Crude prices have made a substantial comeback. After trading in the mid-$20s per barrel twice, WTI prices have rallied more than 45% and are now near $38 per barrel. Although inventories in Cushing, Oklahoma and elsewhere are still at or near record highs, there are several reasons to believe that the worst might be over for the essential energy commodity.
1. 800,000 barrels per day of oversupply that might not exist
According to The Wall Street Journal, the crude market is oversupplied by 1.9 million barrels a day, or about 2% of the world's total production. Of those 1.9 million barrels a day of oversupply, only 1.1 million barrels a day are accounted for, and 800,000 barrels a day, or almost 300 million barrels in 2015, are unaccounted for.
Some analysts think the unaccounted barrels might be in China or other non-OECD countries that don't record inventory very well. China is expanding its strategic oil reserves, after all. But China's strategic oil reserves aren't big enough to account for the difference, and the unaccounted oil could easily also be due to understated demand or overstated supply production. If a substantial percentage of the unaccounted barrels is due to increased demand or lower production, the eventual balancing of the market might occur sooner than many believe.
2. U.S. production is on a downward slope
Because of the lower crude prices, U.S. oil production has shrunk meaningfully. According to the Energy Information Administration, U.S. crude production has declined by 6% from its peak in early 2015 to around 9 million barrels a day in March and should continue to decline to about 8.3 million barrels a day in September. The 700,000-per-barrel decline in U.S. production will probably offset the majority or all of the increase in Iranian production resulting from the lifting of sanctions. Assuming the other OPEC countries and Russia freeze their production, global supply production will basically remain steady around 96 million barrels a day for 2016.

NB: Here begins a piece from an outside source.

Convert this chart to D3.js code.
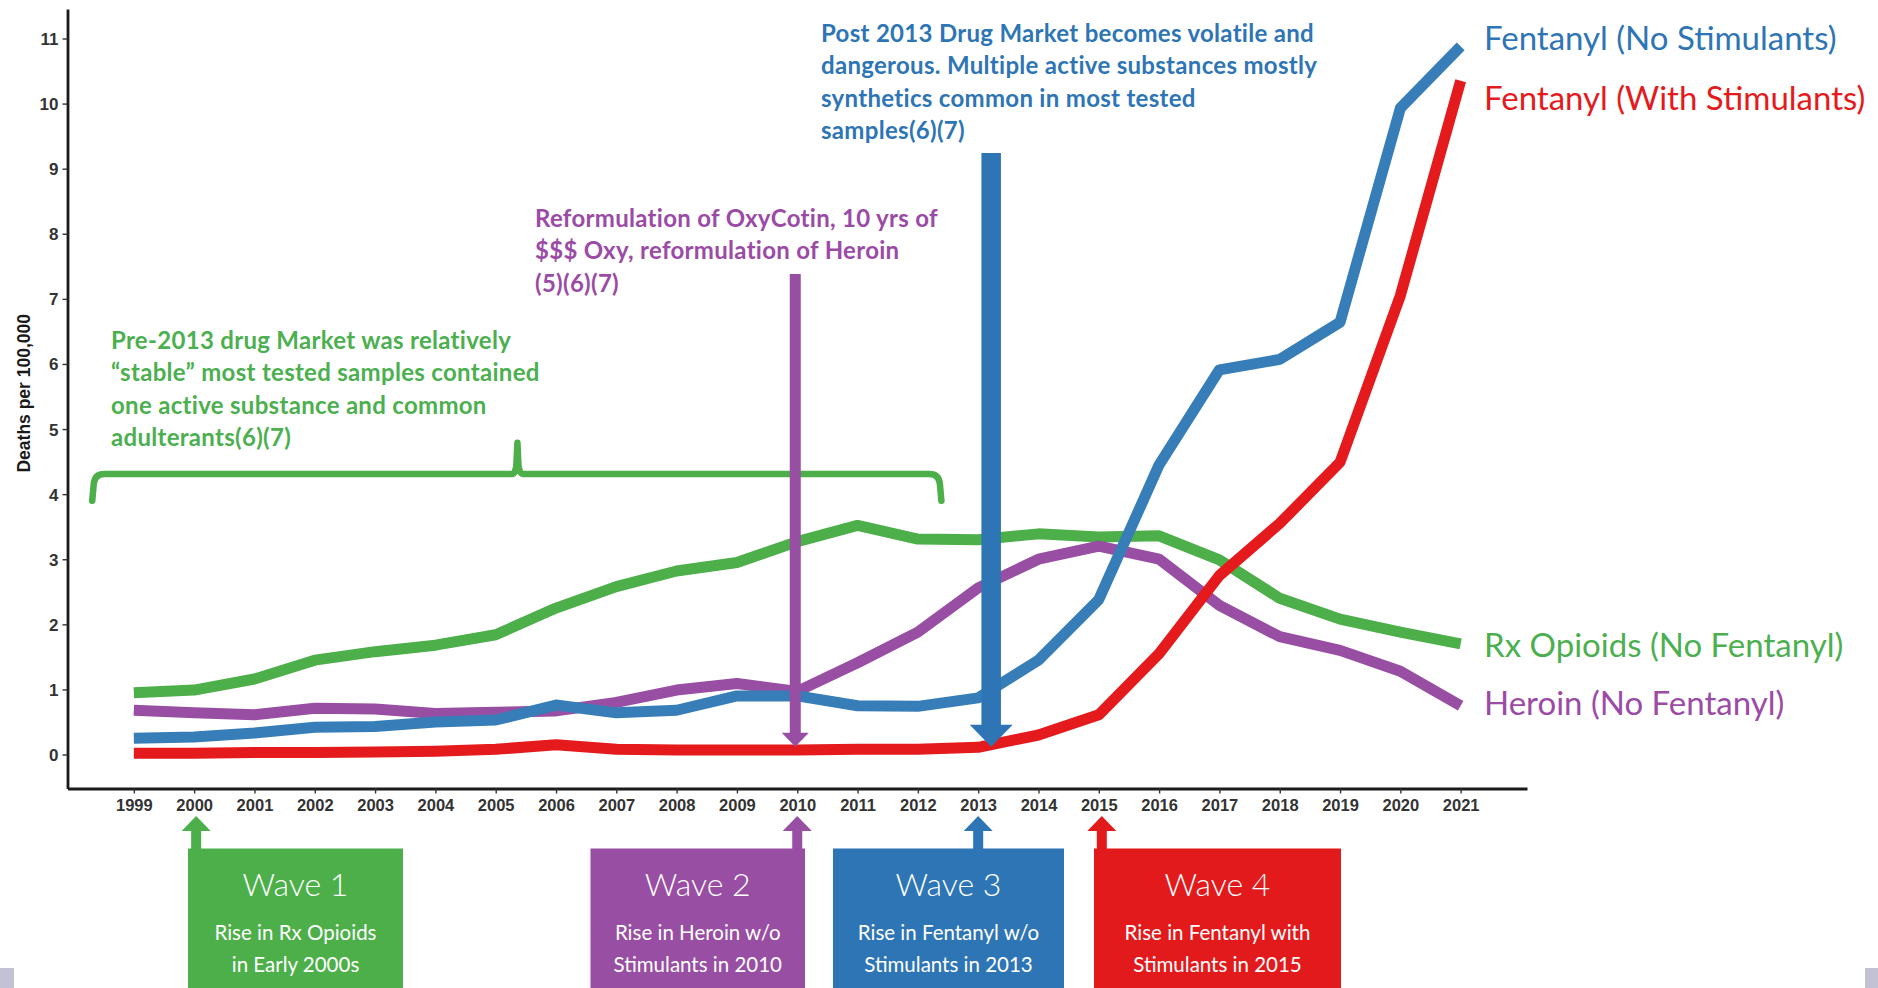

3. Crude demand is on an upward slope
Most importantly for the bull case, demand is rising. According to EIA projections, global demand for crude will grow by 1.1 million barrels per day in 2016 and another 1.2 million barrels per day in 2017. If global demand is just slightly higher than EIA projections, the current oversupply in the market will dissipate by the end of 2016 or the beginning of 2017. Although inventories would still be near record highs, the lack of spare capacity would justify crude prices substantially higher than $38 per barrel.
4. Crude needs higher prices for net production to grow
As the above chart shows, the shale industry will likely need higher than $38 per barrel prices for net production to grow. If prices rally, U.S. production isn't guaranteed to come back quickly either. Given that many shale companies lost a lot of money last year when prices rallied into the $60s and the companies expanded production only to see prices fall sharply shortly after, many companies will think twice before committing to expansionary capital expenditures this year. The industry will also need to hire back some of its laid off workers, which might also take some time.
Stocks that will benefit from the energy rebound
Among the energy companies that will benefit from the balancing of the market are Occidental Petroleum (OXY -5.36%), Chevron (CVX -3.43%), and Devon Energy (DVN -3.67%). Each company will realize more cash flow from higher crude prices. Occidental's operating cash flow is expected to increase by $100 million for each $1 rise in WTI, while Chevron's cash flow is expected to rise by around $325 million for every $1 increase in Brent. Devon Energy will probably realize more from its $2 billion to $3 billion in planned non-core divestments in 2016 if energy prices were higher.
If crude demand rises 1.1 million barrels per day in 2016 and a major part of the 800,000 unaccounted barrels per day is due to understated demand or overstated supply, many analysts believe crude prices will rally to $60 per barrel or higher. If prices rally to that point, Chevron will almost certainly be free cash flow positive by 2017, a goal the company has been targeting for some time now. Occidental will have enough cash flow to increase production and support its attractive dividend, and Devon will ramp up shale production in the Permian Basin substantially.
If demand growth falls short of expectations and U.S. shale supply doesn't decline as much as the EIA estimates, all three companies have the balance sheet strength and liquidity to tough out another year or two of sub-$40 per barrel prices. Chevron and Occidental pay dividends that yield over 4% at current prices and Devon Energy trades at a discount price relative to the quality of its assets.